Frothy as the finest champagne and glittering like the most precious emerald, Gigi makes a welcome return to the Broadway stage.
Leading lady Vanessa Hudgens proves more than up to the task of carrying the sumptuous show, as she throws herself unreservedly into giving a polished performance of the endearing title character. The sum of Hudgens’ combined singing, acting and dancing talents are enhanced by a charming stage presence that draws and holds the eye whenever she is on stage. She clearly traces Gigi’s development at a key time, from awkward, trusting girl to assured young woman.

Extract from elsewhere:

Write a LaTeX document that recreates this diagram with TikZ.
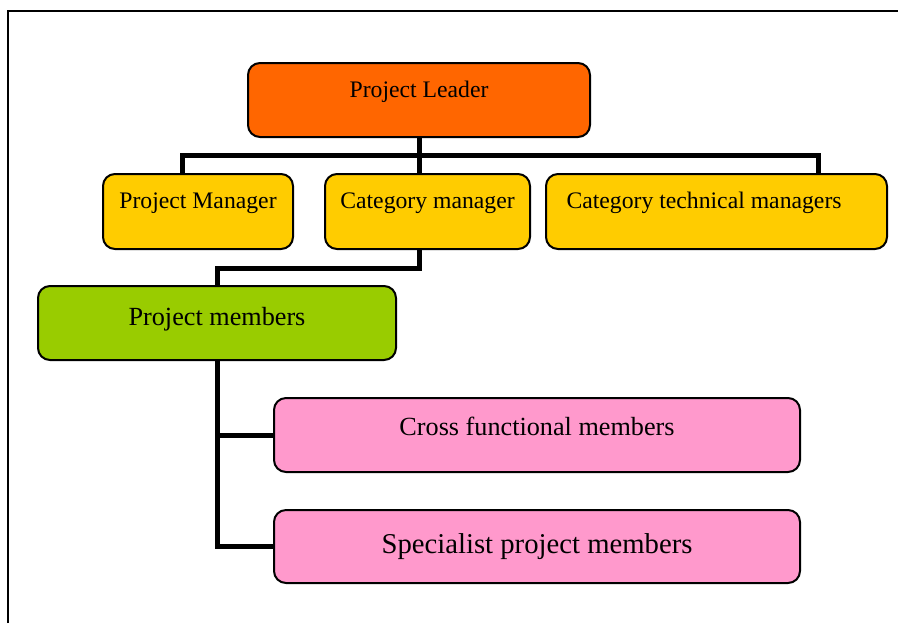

To her great advantage, Hudgens is surrounded by a terrific leading man and three character actors drawn from the upper echelons of Broadway royalty. Corey Cott is sensational as “sugar prince” Gaston Lachaille, a coveted young bachelor. Cott’s singing of title song “Gigi,” as Gaston who finally sees his young friend Gigi as a mature young woman he loves, is truly electric.
Victoria Clark creates yet another character of great warmth and heart as Gigi’s Mamita (grandmother). Sparks fly between Clark and fellow Broadway stalwart Howard McGillen (as Honoré) as they sing classic duets “I Remember It Well” and “I’m Glad I’m Not Young Anymore.” Willowy Dee Hoty completes the highly experienced trio as Gigi’s Aunt Alicia, relishing her role as the jewel-encrusted society matron and definitive snob. The song “Thank Heavens For Little Girls” has been re-assigned to Mamita and Alicia to avoid any potentially insidious implications of the song being sung by an elderly man.
As Eliza Doolittle studied voice, Gigi studies deportment, grooming and jewelry. Heidi Thomas’ adaptation of Alan Jay Lerner’s book almost reaches breaking point in the portrayal of the deeply superficial lifestyles and the avaricious pursuit of wealth and material possessions, until the scenario is ultimately resolved through dear Gigi’s and Gaston’s pure and transcendent love. The running joke about suicide, however, could surely be cut in the name of good taste.
Hearing Lerner and Frederick Loewe’s ravishing score is a pure pleasure. Joshua Bergasse’s choreography does not reach the classical heights of On The Town, but it is sharp and stylised. Act one finale ‘The Night They Invented Champagne” is a true highpoint of energy and excitement. Director Eric Schaeffer has achieved a uniform playing style from the cast, channeling their energy and focus to stretch out the slender conceit of the operetta-like plot over the length of the show.
Derek McLane’s belle époque set design is based upon a double staircase, housed under the wrought iron curves that suggest the Eiffel Tower, which had just been built when the story is set. Various set pieces are added to create new locations, with the most sumptuous being the glowing red booths and lights of Maxim’s. Natasha Katz’s lighting brings out all kinds of details in the setting, and help to create the various locations.
Of chief attraction among the accomplishments of the creative team are the costumes of designer extraordinaire Catherine Zuber. A master of colour, Zuber uses a delectable palette of pinks, purples and reds to paint the elegant trappings of a bygone age. Feathers and floral attachments are skillfully used to add visual appeal. Gigi’s development is charted expertly through her costumes, and any show that gives the leading lady a new dress for the curtain call is a lavish one indeed.
Sure to be enjoyed by mothers and daughters, and music theatre fans seeking a return to the golden age, Gigi is designed to send the audience smiling out into the night.
Gigi was reviewed 8pm Monday 6 April 2015 plays at Neil Simon Theatre, New York.